This excerpt expands off the post that was submitted a week ago. A fellow student, in his post, references the conflict between Mill’s belief on freedom of expression and the situation involving an American terrorist and the US government’s power. In addition to the relevance of Mill’s in this argument, I would contend that Socrates theory on the types of justice, procedural and substantive, correlate directly with Awlaki’s murder.
The American military recently sought out an American citizen and murdered him in the country of Yemen, affording this man no trial or case to plead his charges. This man, Anwar Al-Awlaki, was an American born terrorist, CIA’s number one most wanted American terrorist, and posed a threat to the American people. All this said, did the American government and military have the power to murder Al-Awlaki before he went under trial?
Three terrorists attacks have been traced back to Anwar, who resides in Yemen, but has American citizenship. Anwar had major ties with Al Quaida and sources claim him as Al-Qaida’s highest recruiter of Western Civilians. Born in New Mexico, Al-Awlaki’s death was approved by the Whitehouse in 2010.
NBC stated, “For the past several years, Al-Awlaki has been more dangerous even than Osama Bin Laden had been. The killing of Al-Awlaki is a tremendous tribute to President Obama and the men and women of our intelligence community.” Our country is positive that the assassination of this AMERICAN born terrorist will help with the war on terror. However, whether or not this assassination will cure our country of expected terrorist attacks, does it go against the constitution and the way of the Americans to kill an American citizen without giving a fair trial? The Constitution’s sixth amendment states all citizens have the “right to speedy trial, confrontation of witnesses.” On the other hand, amendment five writes, ” No person shall be held to answer for a capital, or otherwise infamous crime, unless on a presentment or indictment of a Grand Jury, except in cases arising in the land or naval forces, or in the Militia, when in actual service in time of war or public danger.” Can this specific case plea that the public was in danger with Al-Awlaki alive? At the same time, how can any single entity decide whether this assassination was in the good of the people? Many would argue that because all Americans are promised a fair trial in court, Awlaki deserved one as well.

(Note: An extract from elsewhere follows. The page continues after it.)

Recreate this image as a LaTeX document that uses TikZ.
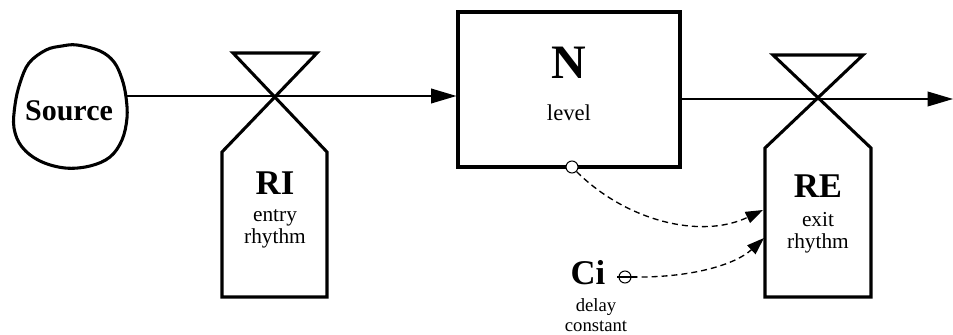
\documentclass[tikz,border=0pt]{standalone}
\usepackage{fontspec}
\setmainfont{Liberation Serif}
\usetikzlibrary{arrows.meta}
\tikzset{
  outline/.style={line width=2.3pt, line join=miter},
  flow/.style={line width=1.1pt, -{Triangle[length=19pt,width=11pt]}},
  info/.style={line width=1pt, dash pattern=on 4.5pt off 3pt, -{Triangle[length=13pt,width=9pt]}},
  bigtag/.style={font=\fontsize{26}{28}\selectfont\bfseries, inner sep=0pt},
  smalltag/.style={font=\fontsize{16}{16.5}\selectfont, align=center, inner sep=0pt},
  tap/.style={circle, draw, line width=0.8pt, fill=white, minimum size=9pt, inner sep=0pt}
}
\begin{document}
\begin{tikzpicture}[x=0.75pt, y=-0.75pt]
\useasboundingbox (0,0) rectangle (953,335);

% source cloud
\draw[line width=2.3pt] plot[smooth cycle, tension=0.6] coordinates {
  (77,45) (100,51) (114,62) (122,79) (126,97) (127,118) (122,140) (110,157)
  (90,166) (65,168) (40,161) (22,147) (14,128) (15,105) (20,83) (29,63)
  (46,50) (62,46)};
\node[font=\fontsize{22.5}{24}\selectfont\bfseries, inner sep=0pt] (src) at (69,111) {Source};
\coordinate (srcout) at (127,96);

% level N
\node[draw, outline, minimum width=222*0.75pt, minimum height=155*0.75pt, inner sep=0pt] (N) at (569,89.5) {};
\node[font=\fontsize{36}{38}\selectfont\bfseries, inner sep=0pt] (Ntag) at (569,63) {N};
\node[smalltag, font=\fontsize{17}{18}\selectfont] (Nlab) at (569,113) {level};

% entry valve RI
\draw[outline] (222,297) -- (222,152) -- (317,53) -- (233,53) -- (327,152) -- (327,297) -- cycle;
\coordinate (RIx) at (275,96);
\node[bigtag] (RI) at (275,183) {RI};
\node[smalltag] (RIlab) at (275,229) {entry\\rhythm};

% exit valve RE
\draw[outline] (765,297) -- (765,148) -- (863,55) -- (773,55) -- (871,148) -- (871,297) -- cycle;
\coordinate (REx) at (818,99);
\node[bigtag] (RE) at (818,186) {RE};
\node[smalltag] (RElab) at (818,232.5) {exit\\rhythm};

% flows
\draw[flow] (srcout) -- (N.west |- srcout);
\coordinate (sink) at (953,99);
\draw[flow] (N.east |- REx) -- (sink);

% delay constant Ci
\node[bigtag] (Ci) at (588,273) {Ci};
\node[smalltag, font=\fontsize{14}{14.5}\selectfont] (Cilab) at (596,315) {delay\\constant};
\node[tap] (Citap) at (625,277) {};
\draw[line width=0.8pt] (617,277) -- (637,277);

% information links
\node[tap] (Ntap) at (572,167) {};
\coordinate (REin1) at (763,210);
\coordinate (REin2) at (764,238);
\draw[info] (Ntap.south east) .. controls (625,220) and (700,240) .. (REin1);
\draw[info] (Citap.east) .. controls (690,278) and (735,265) .. (REin2);
\end{tikzpicture}
\end{document}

According to Socrates, there are two ways of viewing justice. One side of the spectrum looks deeper than just a process of the majority, by examining whether the verdict promotes truth, human happiness, and the glory of god and nation, also known as a substantive way of justice. The other form of justice is the result of an outcome that comes out of a legitimate process, known as procedural. When discussing Obama’s assassination of Awlaki, which can be disputed as a very subjective form of justice, which Socratic form of justice would the murder of this American terrorist fall under? Although no trial was held, if the assassination of the CIA’s most wanted terrorist embellished “human happiness” because of more public safety, while also promoting the truth, then this process would fall under the category of a substantive take on justice. However, most of America’s justice falls under the category of procedural, examples being: passing of a law, voting, and court trials, where the majority decides the verdict. This being said, should an American terrorist, an individual whose intentions are to create anarchy within America, change the idea behind a process? If Awlaki was given a fair trial, the veridct would be known before the trial even began. Although all of America may be exposed to this truth, does he still deserve the right to this procedural form of justice. Should the fact that Awlaki’s main intention is to destroy American democracy cease him the right to a fair procedural trial?
There have been multiple attempts at both assassinating Awlaki, as well as kidnapping him. After several attempts, there came a point when the primary goal of the American government was to cease the power that this man held. In this case, that was done through murdering Awlaki. Having lived in Yemen for over three years, Awlaki was extremely difficult to capture, and the president decided that instead of wasting resources on kidnapping him, murdering him would be simpler and quicker.
As lethal as Awlaki could be toward the American public, being an American citizen he is promised the same rights that you and I are guaranteed. Thus posing the question, were America’s actions an act of hypocrisy?